Sesungguhnya orang yang paling mulia di antara kamu di sisi Allah Swt. ialah
orang yang paling bertaqwa di antara kamu, sesungguhnya Allah Swt. Maha
Mengetahui Lagi Maha Mengenal”.[4]
Agama
Islam selalu menegaskan bahwa seluruh semangat ajarannya berpusat pada paham
yang Maha Esa itu, yang secara istilah disebut tauhid. Sepanjang ajaran Islam,
tauhid itulah ajaran Ketuhanan Yang Maha Esa secara sebenarnya. Yang
pengajarannya secara lebih dimulai oleh
Nabi Ibrahim, nenek moyang bangsa Israel (Yahudi) dan bangsa Arab (terutama
Quraisy). Meskipun agama Islam menyerukan manusia pada ketuhanan yang Maha Esa
melalui ajakan dakwah, namun ia dengan tegas menganut paham tidak boleh ada
paksaan dalam agama.
Karena
itu dapatlah dikatakan bahwa melaksanakan prinsip tidak boleh ada paksaan dalam
agama, sepanjang ajaran Islam berarti memenuhi konsekuensi paham tauhid atau
ketuhanan yang Maha Esa secara benar.[5]
Jadi
dapat disimpulkan tentang makna hanif
dalam penafsiran modern (Quraish Shihab) yaitu bahwa agama Islam merupakan kelanjutan
dari agama hanif yang telah dibawa oleh Nabi Ibrahim yang ajarannya
dilestarikan kembali oleh Nabi Muhammad sampai sekarang ini.
Karena
perjalanan waktu yang cukup panjang, penduduk Mekkah melupakan inti dari ajaran
Nabi Ibrahim dan Ismail, meskipun mereka mempertahankan upacara-upacara ritual
keagamaan lahiriahnya (seperti haji, qurban, dan lain-lain).
Tapi
ada juga sejumlah kecil orang Mekkah yang masih bertahan dengan agama kehanifan
Ibrahim. Salah seorang dari mereka adalah Zaid Ibnu Umar Ibn Naufayl. Suatu
saat ia terlihat oleh Asma’ binti Abu Bakar berdiri dengan menyandarkan
punggungnya ke ka’bah lalu berseru: “wahai masyarakat Quraisy, demi Allah Swt.

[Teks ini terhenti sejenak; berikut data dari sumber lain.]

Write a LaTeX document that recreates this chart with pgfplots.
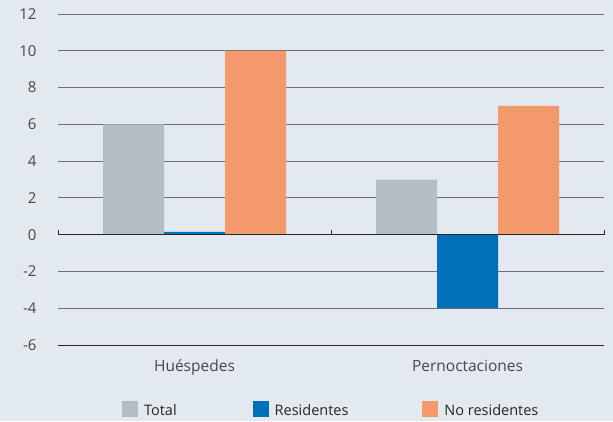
\documentclass[border=0pt]{standalone}
\usepackage{fontspec}
\setmainfont{Open Sans}
\usepackage{pgfplots}
\pgfplotsset{compat=1.18}
\usetikzlibrary{backgrounds}

\definecolor{bgc}{HTML}{E2EAF0}
\definecolor{cTotal}{HTML}{B3BEC3}
\definecolor{cRes}{HTML}{0070B8}
\definecolor{cNoRes}{HTML}{F4996C}
\definecolor{gridc}{HTML}{6A7075}
\definecolor{txtc}{HTML}{474747}

\begin{document}
\begin{tikzpicture}[x=1bp,y=1bp]
\begin{axis}[
    at={(58bp,76bp)}, anchor=south west,
    scale only axis, width=546bp, height=331bp,
    xmin=-0.5, xmax=1.5,
    ymin=-6, ymax=12,
    ytick={-6,-4,...,12},
    xtick={0,1},
    xticklabels={Huéspedes,Pernoctaciones},
    axis line style={draw=none},
    major tick style={draw=none},
    ymajorgrids,
    grid style={gridc, line width=0.8pt},
    yticklabel style={font=\fontsize{15bp}{17bp}\selectfont, text=txtc, anchor=east, xshift=-18bp},
    xticklabel style={font=\fontsize{15.5bp}{17bp}\selectfont, text=txtc, yshift=-7bp},
    /pgf/number format/assume math mode=true,
    axis background/.style={fill=bgc},
    ybar=0pt, bar width=61bp,
    legend columns=3,
    legend style={draw=none, fill=none, at={(0.117,0)}, anchor=west, yshift=-65bp,
      font=\fontsize{14.5bp}{16bp}\selectfont, inner sep=0pt, text=black!85,
      /tikz/column 1/.style={column sep=4bp},
      /tikz/column 3/.style={column sep=4bp},
      /tikz/column 5/.style={column sep=4bp},
      /tikz/column 2/.style={column sep=74bp},
      /tikz/column 4/.style={column sep=72bp}},
    legend image code/.code={\fill[#1] (0bp,-7bp) rectangle (16bp,9bp);},
    clip=false,
]
\addplot[draw=none, fill=cTotal, bar shift=-61bp] coordinates {(0,6) (1,3)};
\addplot[draw=none, fill=cRes, bar shift=0bp] coordinates {(0,0.15) (1,-4)};
\addplot[draw=none, fill=cNoRes, bar shift=61bp] coordinates {(0,10) (1,7)};
\draw[black!85, line width=0.9pt] (axis cs:-0.5,0) -- (axis cs:1.5,0);
\draw[black!85, line width=0.9pt] (axis cs:-0.5,-6) -- (axis cs:1.5,-6);
\draw[black!85, line width=0.9pt] (axis cs:-0.5,0) -- ([yshift=5bp]axis cs:-0.5,0);
\draw[black!85, line width=0.9pt] (axis cs:0.5,0) -- ([yshift=5bp]axis cs:0.5,0);
\draw[black!85, line width=0.9pt] (axis cs:1.5,0) -- ([yshift=5bp]axis cs:1.5,0);
\legend{Total,Residentes,No residentes}
\end{axis}
\begin{scope}[on background layer]
\fill[bgc] (0,0) rectangle (613,421);
\end{scope}
\useasboundingbox (0,0) rectangle (613,421);
\end{tikzpicture}
\end{document}
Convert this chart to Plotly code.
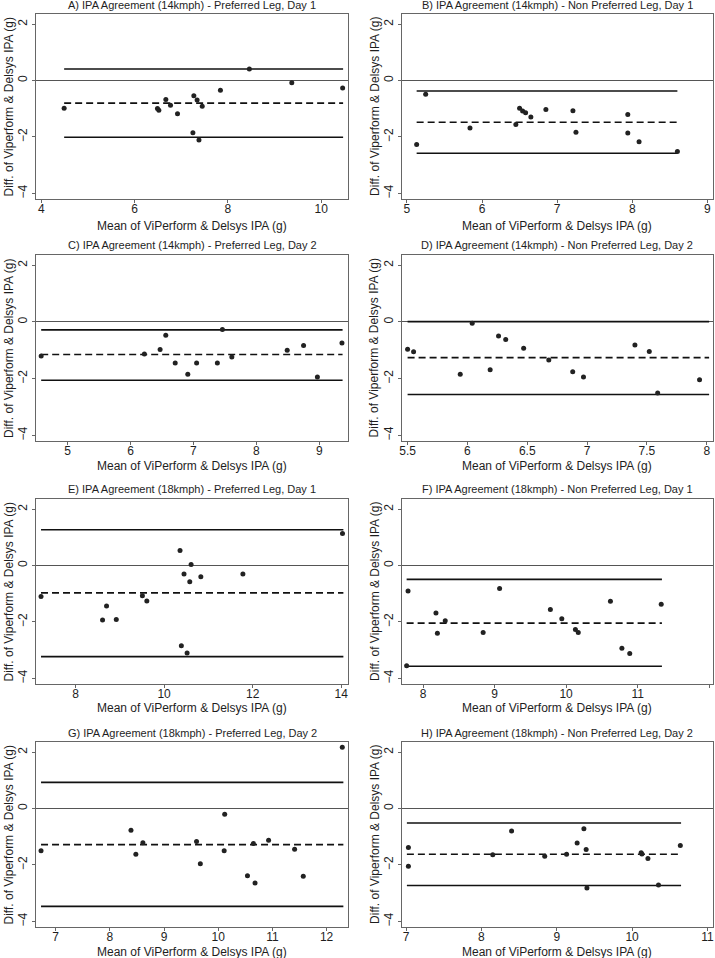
import plotly.graph_objects as go

# ---------------- data ----------------
titles = [
    "A) IPA Agreement (14kmph) - Preferred Leg, Day 1",
    "B) IPA Agreement (14kmph) - Non Preferred Leg, Day 1",
    "C) IPA Agreement (14kmph) - Preferred Leg, Day 2",
    "D) IPA Agreement (14kmph) - Non Preferred Leg, Day 2",
    "E) IPA Agreement (18kmph) - Preferred Leg, Day 1",
    "F) IPA Agreement (18kmph) - Non Preferred Leg, Day 1",
    "G) IPA Agreement (18kmph) - Preferred Leg, Day 2",
    "H) IPA Agreement (18kmph) - Non Preferred Leg, Day 2",
]
x_label = "Mean of ViPerform & Delsys IPA (g)"
y_label = "Diff. of Viperform & Delsys IPA (g)"

A_mean = [4.49, 6.49, 6.52, 6.67, 6.77, 6.92, 7.25, 7.27, 7.34, 7.38, 7.45, 7.84, 8.46, 9.37, 10.46]
A_diff = [-0.98, -0.99, -1.05, -0.67, -0.88, -1.18, -1.85, -0.54, -0.69, -2.11, -0.91, -0.34, 0.41, -0.08, -0.26]

B_mean = [5.13, 5.25, 5.84, 6.45, 6.50, 6.54, 6.58, 6.65, 6.85, 7.21, 7.25, 7.94, 7.94, 8.09, 8.60]
B_diff = [-2.27, -0.49, -1.68, -1.56, -0.98, -1.08, -1.14, -1.29, -1.03, -1.07, -1.83, -1.20, -1.86, -2.17, -2.52]

C_mean = [4.58, 6.22, 6.47, 6.56, 6.71, 6.91, 7.05, 7.38, 7.46, 7.61, 8.49, 8.75, 8.97, 9.36]
C_diff = [-1.20, -1.13, -0.97, -0.47, -1.45, -1.85, -1.45, -1.45, -0.27, -1.24, -1.00, -0.83, -1.94, -0.74]

D_mean = [5.50, 5.55, 5.94, 6.04, 6.19, 6.26, 6.32, 6.47, 6.68, 6.88, 6.97, 7.40, 7.52, 7.59, 7.94]
D_diff = [-0.96, -1.05, -1.85, -0.05, -1.69, -0.50, -0.62, -0.93, -1.34, -1.76, -1.94, -0.81, -1.04, -2.51, -2.04]

E_mean = [7.22, 8.70, 8.61, 8.92, 9.51, 9.61, 10.36, 10.39, 10.45, 10.52, 10.58, 10.61, 10.83, 11.78, 14.03]
E_diff = [-1.10, -1.43, -1.93, -1.91, -1.07, -1.26, 0.53, -2.84, -0.30, -3.10, -0.57, 0.04, -0.40, -0.30, 1.14]

F_mean = [7.77, 7.79, 8.18, 8.20, 8.31, 8.84, 9.07, 9.78, 9.94, 10.13, 10.17, 10.62, 10.78, 10.89, 11.33]
F_diff = [-3.55, -0.90, -1.68, -2.40, -1.96, -2.37, -0.81, -1.56, -1.89, -2.27, -2.37, -1.27, -2.93, -3.12, -1.37]

G_mean = [6.73, 8.39, 8.48, 8.61, 9.60, 9.67, 10.11, 10.12, 10.54, 10.65, 10.68, 10.93, 11.41, 11.57, 12.29]
G_diff = [-1.50, -0.77, -1.62, -1.21, -1.17, -1.96, -1.50, -0.20, -2.38, -1.24, -2.64, -1.12, -1.44, -2.40, 2.17]

H_mean = [7.03, 7.03, 8.15, 8.40, 8.84, 9.13, 9.27, 9.36, 9.39, 9.40, 10.12, 10.13, 10.21, 10.35, 10.64]
H_diff = [-1.38, -2.05, -1.64, -0.80, -1.69, -1.62, -1.22, -0.72, -1.45, -2.82, -1.57, -1.61, -1.77, -2.71, -1.31]

means = [A_mean, B_mean, C_mean, D_mean, E_mean, F_mean, G_mean, H_mean]
diffs = [A_diff, B_diff, C_diff, D_diff, E_diff, F_diff, G_diff, H_diff]

# Bland-Altman lines: bias and limits of agreement, plus their x extents
bias = [-0.80, -1.48, -1.15, -1.26, -0.97, -2.04, -1.28, -1.62]
upper_loa = [0.41, -0.37, -0.28, 0.01, 1.27, -0.49, 0.93, -0.51]
lower_loa = [-2.01, -2.58, -2.06, -2.56, -3.23, -3.57, -3.47, -2.73]
line_x_start = [4.49, 5.13, 4.58, 5.50, 7.22, 7.77, 6.73, 7.01]
line_x_end = [10.47, 8.60, 9.37, 8.02, 14.05, 11.34, 12.31, 10.65]

# axis ranges and tick values
x_ranges = [[3.89, 10.58], [4.93, 9.07], [4.50, 9.46], [5.45, 8.05],
            [7.11, 14.16], [7.70, 12.05], [6.64, 12.40], [6.94, 11.07]]
x_ticks = [[4, 6, 8, 10], [5, 6, 7, 8, 9], [5, 6, 7, 8, 9], [5.5, 6, 6.5, 7, 7.5, 8],
           [8, 10, 12, 14], [8, 9, 10, 11, 12], [7, 8, 9, 10, 11, 12], [7, 8, 9, 10, 11]]
y_range = [-4.2, 2.36]
y_ticks = [-4, -2, 0, 2]

# ---------------- layout geometry (pixels) ----------------
W, H = 715, 958
col_px = [(34.3, 347.7), (401.3, 713.7)]
row_px = [(14, 199), (255, 441), (499, 684), (742, 927)]
title_y_px = [5, 245, 489, 733]
xtitle_y_px = [226, 466, 708, 952]
ytitle_x_px = [7, 374]

def px_x(p):
    return p / W

def px_y(p):
    return 1 - p / H

fig = go.Figure()
FONT = "Liberation Sans, Arial, sans-serif"
TXT = "#1e1e1e"
annotations = []

for i in range(8):
    r, c = divmod(i, 2)
    k = i + 1
    xa = "x" if k == 1 else f"x{k}"
    ya = "y" if k == 1 else f"y{k}"
    xs, xe = line_x_start[i], line_x_end[i]

    # limits of agreement (solid)
    for val in (upper_loa[i], lower_loa[i]):
        fig.add_trace(go.Scatter(x=[xs, xe], y=[val, val], mode="lines",
                                 line=dict(color="#111111", width=1.6),
                                 xaxis=xa, yaxis=ya, showlegend=False, hoverinfo="skip"))
    # bias (dashed)
    fig.add_trace(go.Scatter(x=[xs, xe], y=[bias[i], bias[i]], mode="lines",
                             line=dict(color="#111111", width=1.6, dash="7px,4px"),
                             xaxis=xa, yaxis=ya, showlegend=False, hoverinfo="skip"))
    # points
    fig.add_trace(go.Scatter(x=means[i], y=diffs[i], mode="markers",
                             marker=dict(color="#222222", size=5),
                             xaxis=xa, yaxis=ya, showlegend=False))

    x0, x1 = col_px[c]
    y0, y1 = row_px[r]
    common = dict(showgrid=False, showline=True, mirror=True, linecolor="#666666",
                  linewidth=1, ticks="outside", ticklen=3, tickcolor="#666666",
                  tickfont=dict(family=FONT, size=12, color=TXT))
    fig.layout[("xaxis" if k == 1 else f"xaxis{k}")] = dict(
        domain=[px_x(x0), px_x(x1)], anchor=ya, range=x_ranges[i],
        tickvals=x_ticks[i], zeroline=False, ticklabelstandoff=-4, **common)
    fig.layout[("yaxis" if k == 1 else f"yaxis{k}")] = dict(
        domain=[px_y(y1), px_y(y0)], anchor=xa, range=y_range,
        tickvals=y_ticks, tickangle=-90, zeroline=True, zerolinecolor="#555555",
        zerolinewidth=1, **common)

    cx = (x0 + x1) / 2
    annotations.append(dict(text=titles[i], x=px_x(cx), y=px_y(title_y_px[r]),
                            xref="paper", yref="paper", showarrow=False,
                            xanchor="center", yanchor="middle",
                            font=dict(family=FONT, size=11, color=TXT)))
    annotations.append(dict(text=x_label, x=px_x(cx), y=px_y(xtitle_y_px[r]),
                            xref="paper", yref="paper", showarrow=False,
                            xanchor="center", yanchor="middle",
                            font=dict(family=FONT, size=12, color=TXT)))
    annotations.append(dict(text=y_label, x=px_x(ytitle_x_px[c]),
                            y=px_y((y0 + y1) / 2), xref="paper", yref="paper",
                            showarrow=False, textangle=-90,
                            xanchor="center", yanchor="middle",
                            font=dict(family=FONT, size=12, color=TXT)))

fig.update_layout(width=W, height=H, margin=dict(l=0, r=0, t=0, b=0),
                  paper_bgcolor="white", plot_bgcolor="white",
                  annotations=annotations, showlegend=False)

fig.write_html("out.html", config={"displayModeBar": False},
               post_script="document.body.style.margin='0';document.body.style.overflow='hidden';")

tidak seorangpun dari kamu ada pada agama Ibrahim selain aku!”
Zaid
ini sealalu menolong anak perempuan yang dikubur hidup-hidup, dan selalu
berseru kepada setiap orang yang hendak membunuh anak perempuannya, “Jangan kau
bunuh dia! aku akan menanggung hidupnya!” Lalu ia ambil anak itu untuk
dipeliharanya, dan nanti jika sudah besar ia akan berkata pada ayahnya, dan
berkata, “Kalau engkau mau, kukembalikan anak ini padamu. Dan kalau kau mau aku
akan tanggung nafkahnya”.[6]
Karena
Ibrahim adalah hamba kebenaran yang mengikuti jalan lurus/hanif dan kesetaraan
sosial, cinta kasih serta persaudaraan, berarti dia (Ibrahim) mengikuti Islam
yang secara harfiah berarti ketundukan seseorang yang jujur kepada Allah Swt.
yaitu menjalankan ajaran agama secara benar. Dan Islam adalah agama yang benar
yang diridhoi oleh Allah Swt yang berdasarkan paham tauhid. Konsep tauhid pada
dasarnya memfokuskan pada kalimat “Laa Illaha Illa Allah” (tiada Tuhan selain
Allah).
[1] Olaf Scumann dan
Dr. Nur Cholish Madjid, Nabi Ibrahim Sebagai Bapak Orang Beriman, (Jakarta :
Paramadina, 1977), hlm. 16-19.
[2] M. Quraish Shihab, Membumikan
al-Qur’an; Fungsi dan Peran Wahyu dalam Kehidupan Masyarakat, (Bandung : Mizan,
2000), hlm. 331
[3] Ibid., hlm. 332 –
333
[4] Yayasan
Penyelenggara Penterjemah Al-Qur’an,
Al-Qur’an dan Terjemahannya, Departemen Agama, (Jakarta : PT. Serajaya
Santra, 1987), hlm. 847
[5] Nurcholis Madjid, Cita-cita
Politik Islam Era Reformasi, (Jakarta : Penerbit Paramadina, 1997), hlm. 76-77
[6] Olaf Scumann dan
Dr. Nur Cholish Madjid, op.cit., hlm. 20.